Assistance and repression: rural exodus, vagabondage and social crisis in France, 1880-1914

Journal of Social History, Summer, 1999 by Timothy B. Smith

I.

As a vagabond roaming the Midi during the 1890s, Vacher would have had ample opportunity to team up with the veritable army of vagabonds and beggars that was circulating on French roads at this time. Indeed, at his trial several men who had come to know him on his tour de France vagabond testified against him. Estimates of the number of vagabonds in early and mid-nineteenth century France range from 75,000 to 200,000. There were an average of 2,910 convictions each year for vagrancy and begging in 1826-30 yet 10,429 in 1876-80 and 19,723 (and over 51,000 arrests) in the early 1890s.(11) Estimates for the 1890s reached the figure of 400,000, even 500,000. One third to one half of all arrests in Paris in the 1880s were for vagabondage. Jules de Crisenoy, in his sweeping study based on the records and reports of the nation's 90-plus departmental councils, Questions d'assistance et d'hygiene publiques traites dans les conseils generaux (13 vols., 1885-1900), reported on the problem. Dozens of departments complained throughout the 1880s and 1890s that vagabondage was the most pressing social problem facing rural populations. The problem was so great in the Ardennes that the prefect instructed all the mayors to set aside an abandoned building in their commune where vagabonds and beggars might take shelter. The general council distributed 25,000 francs to help out with the conversion of empty buildings into night shelters.(12) An 1891 report from the department of the Seine-Inferieure noted that "there isn't a single commune in the Seine-Inferieure which is not bitterly complaining about the considerable growth in mendicity in the last few years."(13) In 1890, there were an estimated seven to eight times more beggars in Poitou than fifty years earlier.(14)

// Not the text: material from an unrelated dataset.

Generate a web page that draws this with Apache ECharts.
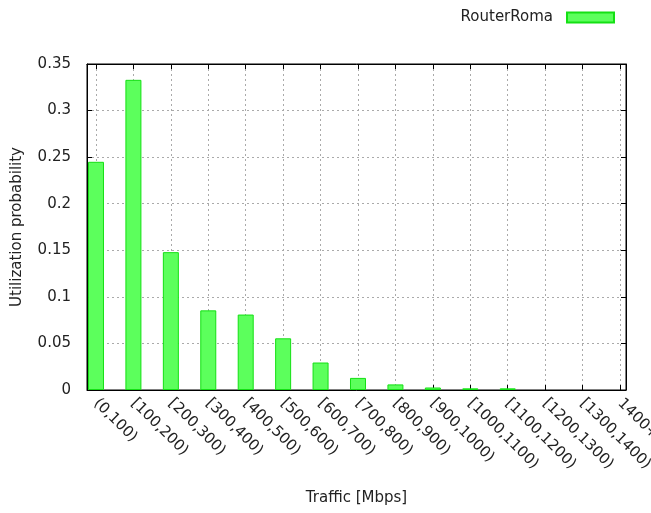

The prosperity of the 1860s saw the problem recede into the background of the nation's concerns. In the generation following 1848 there were no serious efforts to tackle the problem, and the vagabond population seems to have stabilized. Few studies of vagabondage appeared between the 1840s and the late 1870s. Yet from the late 1870s right to the outbreak of the First World War, the nation was consumed with fear of the vagabond. The popular press, academic journals, social policy journals and university publications devoted inordinate amounts of space to the topic. Prison societies, agricultural societies, municipal and general councils, charities, social policy forums, and parliament itself were obsessed with the problem of vagabondage. National conferences were held almost every year on the topic during the period 1880-1910 (and international ones, too, for the Italians and Belgians, in particular, were also obsessed with the issue, for they too had to cope with a rapid rural exodus and their social services were also poorly developed). At least three dozen theses were written on the topic in France. Arrests for begging and vagrancy rose sharply; the fear of the vagabond, the beggar, the 'apache,' consumed the nation.